Task goal → Leaving out all images, write out the records that follow exactly.

Extracted information →
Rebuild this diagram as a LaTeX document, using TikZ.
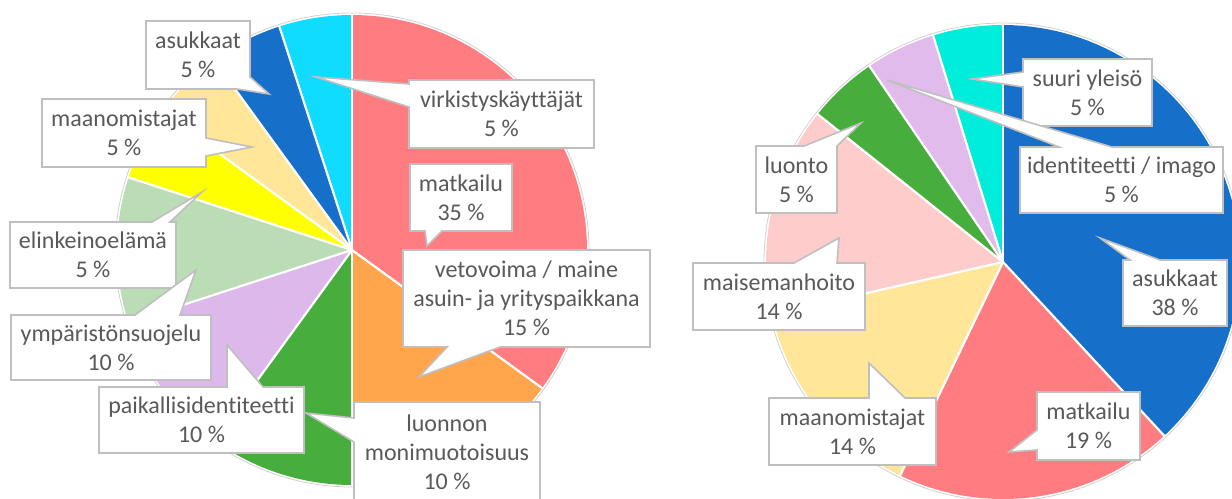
\documentclass[tikz,border=0pt]{standalone}
\usepackage{fontspec}
\setmainfont[Ligatures={NoCommon,NoRequired,NoContextual}]{Carlito}
\definecolor{cRed}{HTML}{FF7C80}
\definecolor{cOrange}{HTML}{FFA64D}
\definecolor{cDGreen}{HTML}{47AD3C}
\definecolor{cLav}{HTML}{DDB8EA}
\definecolor{cLGreen}{HTML}{BADDB5}
\definecolor{cYellow}{HTML}{FFFF00}
\definecolor{cTan}{HTML}{FFE699}
\definecolor{cBlue}{HTML}{1670C9}
\definecolor{cCyan}{HTML}{10DCFF}
\definecolor{cPink}{HTML}{FFCCCC}
\definecolor{cLav2}{HTML}{E0BBEB}
\definecolor{cTurq}{HTML}{00EDDB}
\definecolor{cText}{HTML}{595959}
\definecolor{cBorder}{HTML}{BFBFBF}
\tikzset{
  cshape/.style={fill=white, draw=cBorder, line width=1.6bp, line join=miter},
  ctext/.style={inner sep=0pt, align=center, text=cText, font=\fontsize{24bp}{29bp}\selectfont},
  sep/.style={white, line width=2.2bp},
  rim/.style={draw=black!18, line width=0.8bp}
}
% slice: center x, center y, radius, start (cw from top), end, colour
\newcommand\pieslice[6]{%
  \fill[#6] (#1,#2) -- plot[domain=#4:#5, samples=60, variable=\t]
    ({#1+#3*cos(\t-90)},{#2+#3*sin(\t-90)}) -- cycle;}
\newcommand\piesep[4]{%
  \draw[sep] (#1,#2) -- ({#1+#3*cos(#4-90)},{#2+#3*sin(#4-90)});}
\begin{document}
\begin{tikzpicture}[x=1bp,y=-1bp]
\useasboundingbox (0,0) rectangle (1232,499);
\begin{scope}
\clip (0,0) rectangle (1232,499);
% ---------------- left pie ----------------
\coordinate (L) at (352,250);
\draw[rim] (L) circle[radius=237];
\pieslice{352}{250}{235}{0}{126}{cRed}
\pieslice{352}{250}{235}{126}{180}{cOrange}
\pieslice{352}{250}{235}{180}{216}{cDGreen}
\pieslice{352}{250}{235}{216}{252}{cLav}
\pieslice{352}{250}{235}{252}{288}{cLGreen}
\pieslice{352}{250}{235}{288}{306}{cYellow}
\pieslice{352}{250}{235}{306}{324}{cTan}
\pieslice{352}{250}{235}{324}{342}{cBlue}
\pieslice{352}{250}{235}{342}{360}{cCyan}
\foreach \a in {0,126,180,216,252,288,306,324,342} {\piesep{352}{250}{236}{\a}}
% ---------------- right pie ----------------
\coordinate (R) at (1003,262);
\draw[rim] (R) circle[radius=239];
\pieslice{1003}{262}{237}{0}{137.14}{cBlue}
\pieslice{1003}{262}{237}{137.14}{205.71}{cRed}
\pieslice{1003}{262}{237}{205.71}{257.14}{cTan}
\pieslice{1003}{262}{237}{257.14}{308.57}{cPink}
\pieslice{1003}{262}{237}{308.57}{325.71}{cDGreen}
\pieslice{1003}{262}{237}{325.71}{342.86}{cLav2}
\pieslice{1003}{262}{237}{342.86}{360}{cTurq}
\foreach \a in {0,137.14,205.71,257.14,308.57,325.71,342.86} {\piesep{1003}{262}{238}{\a}}

% ---------------- left callouts ----------------
\draw[cshape] (146,21) -- (250,21) -- (250,77) -- (269,94) -- (237,89) -- (146,89) -- cycle;
\node[ctext] (la) at (198,55) {asukkaat\\5~\%};

\draw[cshape] (409,80) -- (594,80) -- (594,148) -- (409,148) -- (409,107) -- (316,77) -- (409,84) -- cycle;
\node[ctext] (lb) at (501.5,114) {virkistyskäyttäjät\\5~\%};

\draw[cshape] (42,99) -- (206,99) -- (206,138) -- (252,147) -- (206,156) -- (206,167) -- (42,167) -- cycle;
\node[ctext] (lc) at (124,133) {maanomistajat\\5~\%};

\draw[cshape] (410,164) -- (512,164) -- (512,231) -- (442,231) -- (427,246) -- (425,231) -- (410,231) -- cycle;
\node[ctext] (ld) at (461,197.5) {matkailu\\35~\%};

\draw[cshape] (10,222) -- (152,222) -- (202,192) -- (170,222) -- (176,222) -- (176,288) -- (10,288) -- cycle;
\node[ctext] (le) at (93,255) {elinkeinoelämä\\5~\%};

\draw[cshape] (403,250) -- (650,250) -- (650,347) -- (500,347) -- (419,377) -- (447,347) -- (403,347) -- cycle;
\node[ctext] (lf) at (526.5,298.5) {vetovoima / maine\\asuin- ja yrityspaikkana\\15~\%};

\draw[cshape] (11,315) -- (135,315) -- (196,270) -- (180,315) -- (211,315) -- (211,380) -- (11,380) -- cycle;
\node[ctext] (lg) at (111,347.5) {ympäristönsuojelu\\10~\%};

\draw[cshape] (99,387) -- (227,387) -- (227,345) -- (263,387) -- (304,387) -- (304,453) -- (99,453) -- cycle;
\node[ctext] (lh) at (201.5,420) {paikallisidentiteetti\\10~\%};

\draw[cshape] (354,402) -- (540,402) -- (540,510) -- (354,510) -- (354,442) -- (306,413) -- (354,418) -- cycle;
\node[ctext] (li) at (447,452) {luonnon\\monimuotoisuus\\10~\%};

% ---------------- right callouts ----------------
\draw[cshape] (1023,59) -- (1152,59) -- (1152,126) -- (1023,126) -- (1023,87) -- (972,79) -- (1023,72) -- cycle;
\node[ctext] (ra) at (1087.5,92.5) {suuri yleisö\\5~\%};

\draw[cshape] (1020,147) -- (1059,147) -- (887,80) -- (1112,147) -- (1223,147) -- (1223,213) -- (1020,213) -- cycle;
\node[ctext] (rb) at (1121.5,180) {identiteetti / imago\\5~\%};

\draw[cshape] (756,146) -- (804,146) -- (861,123) -- (837,146) -- (837,213) -- (756,213) -- cycle;
\node[ctext] (rc) at (796.5,179.5) {luonto\\5~\%};

\draw[cshape] (693,263) -- (794,263) -- (839,238) -- (837,263) -- (865,263) -- (865,330) -- (693,330) -- cycle;
\node[ctext] (rd) at (779,296.5) {maisemanhoito\\14~\%};

\draw[cshape] (1123,260) -- (1130,260) -- (1100,238) -- (1160,260) -- (1227,260) -- (1227,326) -- (1123,326) -- cycle;
\node[ctext] (re) at (1175,293) {asukkaat\\38~\%};

\draw[cshape] (769,398) -- (869,398) -- (869,363) -- (905,398) -- (936,398) -- (936,465) -- (769,465) -- cycle;
\node[ctext] (rf) at (852.5,431.5) {maanomistajat\\14~\%};

\draw[cshape] (1037,392) -- (1140,392) -- (1140,460) -- (1037,460) -- (1037,450) -- (1009,452) -- (1037,430) -- cycle;
\node[ctext] (rg) at (1088.5,426) {matkailu\\19~\%};
\end{scope}
\end{tikzpicture}
\end{document}
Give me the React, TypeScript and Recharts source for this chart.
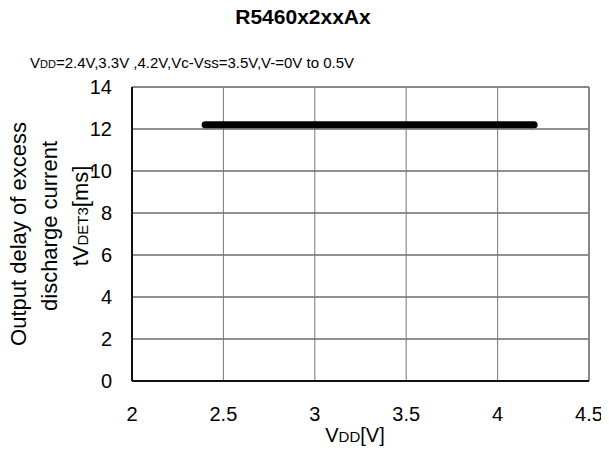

The answer →
Rebuild this diagram as a LaTeX document, using TikZ.
\documentclass[tikz,border=0pt]{standalone}
\usepackage{fontspec}
\setmainfont[Ligatures={NoCommon,NoRequired,NoContextual}]{Carlito}
\definecolor{cRed}{HTML}{FF7C80}
\definecolor{cOrange}{HTML}{FFA64D}
\definecolor{cDGreen}{HTML}{47AD3C}
\definecolor{cLav}{HTML}{DDB8EA}
\definecolor{cLGreen}{HTML}{BADDB5}
\definecolor{cYellow}{HTML}{FFFF00}
\definecolor{cTan}{HTML}{FFE699}
\definecolor{cBlue}{HTML}{1670C9}
\definecolor{cCyan}{HTML}{10DCFF}
\definecolor{cPink}{HTML}{FFCCCC}
\definecolor{cLav2}{HTML}{E0BBEB}
\definecolor{cTurq}{HTML}{00EDDB}
\definecolor{cText}{HTML}{595959}
\definecolor{cBorder}{HTML}{BFBFBF}
\tikzset{
  cshape/.style={fill=white, draw=cBorder, line width=1.6bp, line join=miter},
  ctext/.style={inner sep=0pt, align=center, text=cText, font=\fontsize{24bp}{29bp}\selectfont},
  sep/.style={white, line width=2.2bp},
  rim/.style={draw=black!18, line width=0.8bp}
}
% slice: center x, center y, radius, start (cw from top), end, colour
\newcommand\pieslice[6]{%
  \fill[#6] (#1,#2) -- plot[domain=#4:#5, samples=60, variable=\t]
    ({#1+#3*cos(\t-90)},{#2+#3*sin(\t-90)}) -- cycle;}
\newcommand\piesep[4]{%
  \draw[sep] (#1,#2) -- ({#1+#3*cos(#4-90)},{#2+#3*sin(#4-90)});}
\begin{document}
\begin{tikzpicture}[x=1bp,y=-1bp]
\useasboundingbox (0,0) rectangle (1232,499);
\begin{scope}
\clip (0,0) rectangle (1232,499);
% ---------------- left pie ----------------
\coordinate (L) at (352,250);
\draw[rim] (L) circle[radius=237];
\pieslice{352}{250}{235}{0}{126}{cRed}
\pieslice{352}{250}{235}{126}{180}{cOrange}
\pieslice{352}{250}{235}{180}{216}{cDGreen}
\pieslice{352}{250}{235}{216}{252}{cLav}
\pieslice{352}{250}{235}{252}{288}{cLGreen}
\pieslice{352}{250}{235}{288}{306}{cYellow}
\pieslice{352}{250}{235}{306}{324}{cTan}
\pieslice{352}{250}{235}{324}{342}{cBlue}
\pieslice{352}{250}{235}{342}{360}{cCyan}
\foreach \a in {0,126,180,216,252,288,306,324,342} {\piesep{352}{250}{236}{\a}}
% ---------------- right pie ----------------
\coordinate (R) at (1003,262);
\draw[rim] (R) circle[radius=239];
\pieslice{1003}{262}{237}{0}{137.14}{cBlue}
\pieslice{1003}{262}{237}{137.14}{205.71}{cRed}
\pieslice{1003}{262}{237}{205.71}{257.14}{cTan}
\pieslice{1003}{262}{237}{257.14}{308.57}{cPink}
\pieslice{1003}{262}{237}{308.57}{325.71}{cDGreen}
\pieslice{1003}{262}{237}{325.71}{342.86}{cLav2}
\pieslice{1003}{262}{237}{342.86}{360}{cTurq}
\foreach \a in {0,137.14,205.71,257.14,308.57,325.71,342.86} {\piesep{1003}{262}{238}{\a}}

% ---------------- left callouts ----------------
\draw[cshape] (146,21) -- (250,21) -- (250,77) -- (269,94) -- (237,89) -- (146,89) -- cycle;
\node[ctext] (la) at (198,55) {asukkaat\\5~\%};

\draw[cshape] (409,80) -- (594,80) -- (594,148) -- (409,148) -- (409,107) -- (316,77) -- (409,84) -- cycle;
\node[ctext] (lb) at (501.5,114) {virkistyskäyttäjät\\5~\%};

\draw[cshape] (42,99) -- (206,99) -- (206,138) -- (252,147) -- (206,156) -- (206,167) -- (42,167) -- cycle;
\node[ctext] (lc) at (124,133) {maanomistajat\\5~\%};

\draw[cshape] (410,164) -- (512,164) -- (512,231) -- (442,231) -- (427,246) -- (425,231) -- (410,231) -- cycle;
\node[ctext] (ld) at (461,197.5) {matkailu\\35~\%};

\draw[cshape] (10,222) -- (152,222) -- (202,192) -- (170,222) -- (176,222) -- (176,288) -- (10,288) -- cycle;
\node[ctext] (le) at (93,255) {elinkeinoelämä\\5~\%};

\draw[cshape] (403,250) -- (650,250) -- (650,347) -- (500,347) -- (419,377) -- (447,347) -- (403,347) -- cycle;
\node[ctext] (lf) at (526.5,298.5) {vetovoima / maine\\asuin- ja yrityspaikkana\\15~\%};

\draw[cshape] (11,315) -- (135,315) -- (196,270) -- (180,315) -- (211,315) -- (211,380) -- (11,380) -- cycle;
\node[ctext] (lg) at (111,347.5) {ympäristönsuojelu\\10~\%};

\draw[cshape] (99,387) -- (227,387) -- (227,345) -- (263,387) -- (304,387) -- (304,453) -- (99,453) -- cycle;
\node[ctext] (lh) at (201.5,420) {paikallisidentiteetti\\10~\%};

\draw[cshape] (354,402) -- (540,402) -- (540,510) -- (354,510) -- (354,442) -- (306,413) -- (354,418) -- cycle;
\node[ctext] (li) at (447,452) {luonnon\\monimuotoisuus\\10~\%};

% ---------------- right callouts ----------------
\draw[cshape] (1023,59) -- (1152,59) -- (1152,126) -- (1023,126) -- (1023,87) -- (972,79) -- (1023,72) -- cycle;
\node[ctext] (ra) at (1087.5,92.5) {suuri yleisö\\5~\%};

\draw[cshape] (1020,147) -- (1059,147) -- (887,80) -- (1112,147) -- (1223,147) -- (1223,213) -- (1020,213) -- cycle;
\node[ctext] (rb) at (1121.5,180) {identiteetti / imago\\5~\%};

\draw[cshape] (756,146) -- (804,146) -- (861,123) -- (837,146) -- (837,213) -- (756,213) -- cycle;
\node[ctext] (rc) at (796.5,179.5) {luonto\\5~\%};

\draw[cshape] (693,263) -- (794,263) -- (839,238) -- (837,263) -- (865,263) -- (865,330) -- (693,330) -- cycle;
\node[ctext] (rd) at (779,296.5) {maisemanhoito\\14~\%};

\draw[cshape] (1123,260) -- (1130,260) -- (1100,238) -- (1160,260) -- (1227,260) -- (1227,326) -- (1123,326) -- cycle;
\node[ctext] (re) at (1175,293) {asukkaat\\38~\%};

\draw[cshape] (769,398) -- (869,398) -- (869,363) -- (905,398) -- (936,398) -- (936,465) -- (769,465) -- cycle;
\node[ctext] (rf) at (852.5,431.5) {maanomistajat\\14~\%};

\draw[cshape] (1037,392) -- (1140,392) -- (1140,460) -- (1037,460) -- (1037,450) -- (1009,452) -- (1037,430) -- cycle;
\node[ctext] (rg) at (1088.5,426) {matkailu\\19~\%};
\end{scope}
\end{tikzpicture}
\end{document}
Give me the React, TypeScript and Recharts source for this chart.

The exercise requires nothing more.